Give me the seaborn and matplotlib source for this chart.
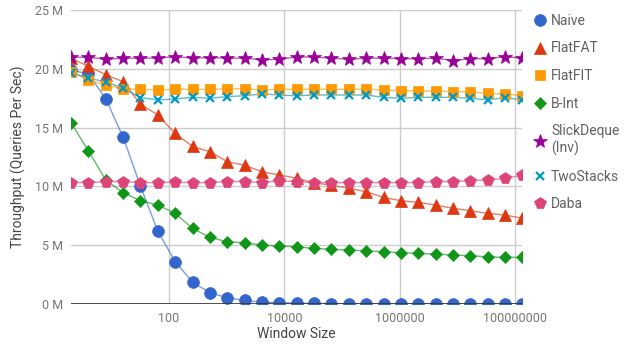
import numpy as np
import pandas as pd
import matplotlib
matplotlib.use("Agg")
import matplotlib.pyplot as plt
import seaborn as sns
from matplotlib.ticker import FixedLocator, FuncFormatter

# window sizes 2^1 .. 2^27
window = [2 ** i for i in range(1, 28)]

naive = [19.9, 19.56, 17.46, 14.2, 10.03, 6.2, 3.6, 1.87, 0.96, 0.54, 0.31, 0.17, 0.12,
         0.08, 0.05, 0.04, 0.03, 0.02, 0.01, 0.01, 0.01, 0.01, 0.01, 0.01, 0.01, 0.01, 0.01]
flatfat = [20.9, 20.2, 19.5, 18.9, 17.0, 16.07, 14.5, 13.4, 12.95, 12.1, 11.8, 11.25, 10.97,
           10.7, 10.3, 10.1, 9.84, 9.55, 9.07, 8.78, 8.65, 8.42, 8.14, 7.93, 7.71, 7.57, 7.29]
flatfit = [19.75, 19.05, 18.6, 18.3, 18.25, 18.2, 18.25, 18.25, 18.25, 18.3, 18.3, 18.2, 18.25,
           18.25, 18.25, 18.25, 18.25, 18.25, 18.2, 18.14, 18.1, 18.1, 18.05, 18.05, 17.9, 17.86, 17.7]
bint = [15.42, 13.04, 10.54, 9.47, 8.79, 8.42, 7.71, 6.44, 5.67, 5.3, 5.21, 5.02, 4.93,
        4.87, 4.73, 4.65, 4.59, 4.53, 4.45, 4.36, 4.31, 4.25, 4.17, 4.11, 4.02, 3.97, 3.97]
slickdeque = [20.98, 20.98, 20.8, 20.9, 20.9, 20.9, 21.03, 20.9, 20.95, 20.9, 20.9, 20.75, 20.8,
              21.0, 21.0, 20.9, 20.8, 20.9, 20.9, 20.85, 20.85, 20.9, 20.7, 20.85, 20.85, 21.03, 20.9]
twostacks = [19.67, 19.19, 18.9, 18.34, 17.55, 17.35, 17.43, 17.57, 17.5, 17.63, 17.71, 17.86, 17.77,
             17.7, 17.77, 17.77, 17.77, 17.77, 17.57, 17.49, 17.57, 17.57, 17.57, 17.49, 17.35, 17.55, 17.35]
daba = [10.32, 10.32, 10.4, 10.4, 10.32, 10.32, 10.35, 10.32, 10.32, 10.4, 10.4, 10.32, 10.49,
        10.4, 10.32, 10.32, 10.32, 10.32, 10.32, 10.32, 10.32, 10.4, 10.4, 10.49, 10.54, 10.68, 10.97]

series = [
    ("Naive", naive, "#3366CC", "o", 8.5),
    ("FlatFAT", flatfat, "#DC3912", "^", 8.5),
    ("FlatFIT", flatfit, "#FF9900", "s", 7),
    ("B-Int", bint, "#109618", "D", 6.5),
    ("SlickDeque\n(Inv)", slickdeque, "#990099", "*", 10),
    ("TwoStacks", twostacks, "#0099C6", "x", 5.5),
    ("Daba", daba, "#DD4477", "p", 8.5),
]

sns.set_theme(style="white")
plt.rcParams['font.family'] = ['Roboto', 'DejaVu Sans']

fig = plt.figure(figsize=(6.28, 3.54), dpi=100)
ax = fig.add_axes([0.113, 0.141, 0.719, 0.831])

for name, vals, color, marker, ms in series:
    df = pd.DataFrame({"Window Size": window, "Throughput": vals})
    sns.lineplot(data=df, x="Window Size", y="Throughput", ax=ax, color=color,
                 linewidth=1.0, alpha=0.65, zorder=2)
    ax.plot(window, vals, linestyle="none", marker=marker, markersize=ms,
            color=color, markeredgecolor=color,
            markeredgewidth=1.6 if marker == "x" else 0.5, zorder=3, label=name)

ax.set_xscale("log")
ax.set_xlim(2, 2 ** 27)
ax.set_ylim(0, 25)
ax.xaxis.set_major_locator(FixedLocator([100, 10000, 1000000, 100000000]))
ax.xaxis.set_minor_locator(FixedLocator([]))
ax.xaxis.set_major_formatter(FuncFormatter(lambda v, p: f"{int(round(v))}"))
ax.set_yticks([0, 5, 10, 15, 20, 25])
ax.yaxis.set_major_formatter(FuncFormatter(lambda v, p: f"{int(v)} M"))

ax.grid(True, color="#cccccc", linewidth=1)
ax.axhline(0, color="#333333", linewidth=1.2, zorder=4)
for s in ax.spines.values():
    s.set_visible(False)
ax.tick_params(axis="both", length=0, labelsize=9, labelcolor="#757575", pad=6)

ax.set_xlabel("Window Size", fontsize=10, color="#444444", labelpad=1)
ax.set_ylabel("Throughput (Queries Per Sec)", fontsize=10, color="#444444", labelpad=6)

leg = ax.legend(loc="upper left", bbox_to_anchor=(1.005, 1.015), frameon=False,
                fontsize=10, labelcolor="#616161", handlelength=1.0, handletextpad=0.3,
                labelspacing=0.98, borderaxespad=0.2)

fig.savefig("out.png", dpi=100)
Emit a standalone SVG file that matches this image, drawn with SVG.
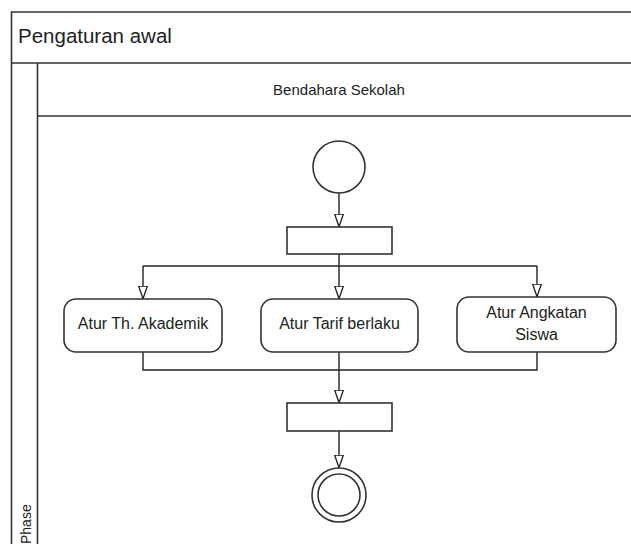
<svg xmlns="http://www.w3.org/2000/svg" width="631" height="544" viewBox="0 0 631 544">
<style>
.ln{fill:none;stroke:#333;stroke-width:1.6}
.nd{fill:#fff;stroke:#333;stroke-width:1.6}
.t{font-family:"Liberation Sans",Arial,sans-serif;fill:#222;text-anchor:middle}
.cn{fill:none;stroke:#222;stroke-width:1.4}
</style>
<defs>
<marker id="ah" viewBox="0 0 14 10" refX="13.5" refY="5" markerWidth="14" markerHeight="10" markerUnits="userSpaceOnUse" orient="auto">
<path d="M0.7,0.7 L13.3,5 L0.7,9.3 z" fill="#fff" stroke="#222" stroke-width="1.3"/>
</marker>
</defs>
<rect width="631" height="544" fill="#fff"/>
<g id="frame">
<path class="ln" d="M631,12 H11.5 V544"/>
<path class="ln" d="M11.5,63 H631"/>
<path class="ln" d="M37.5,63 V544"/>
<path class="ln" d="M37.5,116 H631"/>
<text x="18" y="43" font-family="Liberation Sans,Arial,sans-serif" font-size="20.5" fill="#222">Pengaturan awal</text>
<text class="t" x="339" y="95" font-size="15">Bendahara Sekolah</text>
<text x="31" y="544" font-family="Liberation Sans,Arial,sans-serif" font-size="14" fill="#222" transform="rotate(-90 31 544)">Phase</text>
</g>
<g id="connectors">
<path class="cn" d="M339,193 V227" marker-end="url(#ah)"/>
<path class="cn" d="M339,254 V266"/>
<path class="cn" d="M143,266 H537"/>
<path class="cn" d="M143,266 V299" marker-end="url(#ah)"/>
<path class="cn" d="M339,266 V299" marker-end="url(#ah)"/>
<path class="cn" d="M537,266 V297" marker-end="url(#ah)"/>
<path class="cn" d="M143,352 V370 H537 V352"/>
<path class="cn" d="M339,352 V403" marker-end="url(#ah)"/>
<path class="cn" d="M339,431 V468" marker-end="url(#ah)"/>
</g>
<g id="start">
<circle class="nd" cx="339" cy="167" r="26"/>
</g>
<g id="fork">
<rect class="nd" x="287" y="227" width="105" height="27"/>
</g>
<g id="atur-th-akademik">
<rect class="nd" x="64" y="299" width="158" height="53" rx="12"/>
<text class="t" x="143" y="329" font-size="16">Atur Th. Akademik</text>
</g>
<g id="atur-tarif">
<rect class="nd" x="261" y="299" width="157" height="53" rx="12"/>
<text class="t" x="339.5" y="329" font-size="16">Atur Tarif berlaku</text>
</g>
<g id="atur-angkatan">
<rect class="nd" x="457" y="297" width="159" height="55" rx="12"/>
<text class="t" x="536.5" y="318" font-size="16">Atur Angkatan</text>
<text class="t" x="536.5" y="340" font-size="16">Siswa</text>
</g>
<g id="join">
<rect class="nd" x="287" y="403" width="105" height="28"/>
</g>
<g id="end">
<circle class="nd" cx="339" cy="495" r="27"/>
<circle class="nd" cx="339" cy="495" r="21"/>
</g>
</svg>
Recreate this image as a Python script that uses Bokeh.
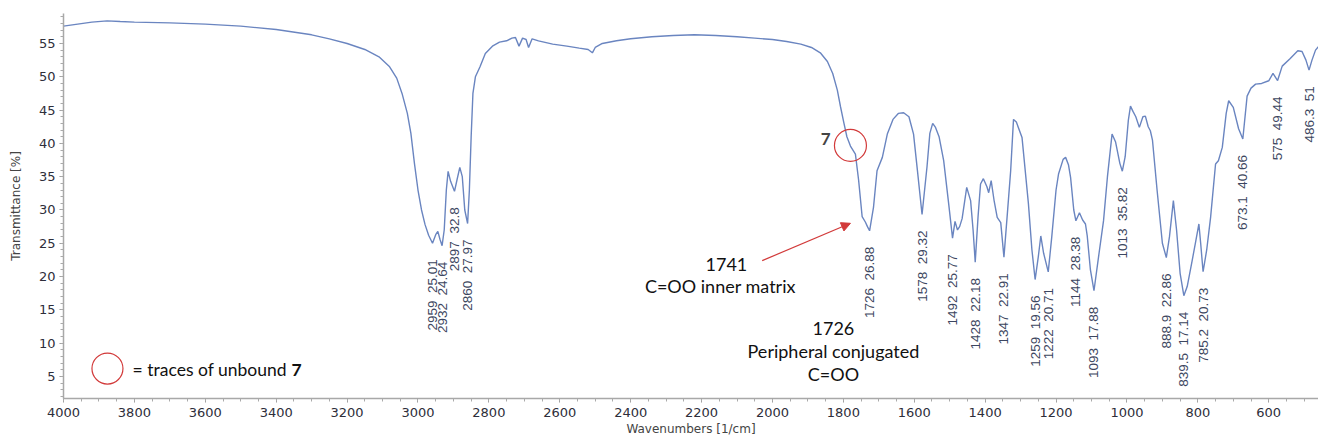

• **Directions for this task**
Please quote the lines of the material, beginning with the first and ending with the one that contains "window = [2 ** i for i in range(1, 28)]", exactly as written and without any pictures.

• **Full solution**
Give me the seaborn and matplotlib source for this chart.
import numpy as np
import pandas as pd
import matplotlib
matplotlib.use("Agg")
import matplotlib.pyplot as plt
import seaborn as sns
from matplotlib.ticker import FixedLocator, FuncFormatter

# window sizes 2^1 .. 2^27
window = [2 ** i for i in range(1, 28)]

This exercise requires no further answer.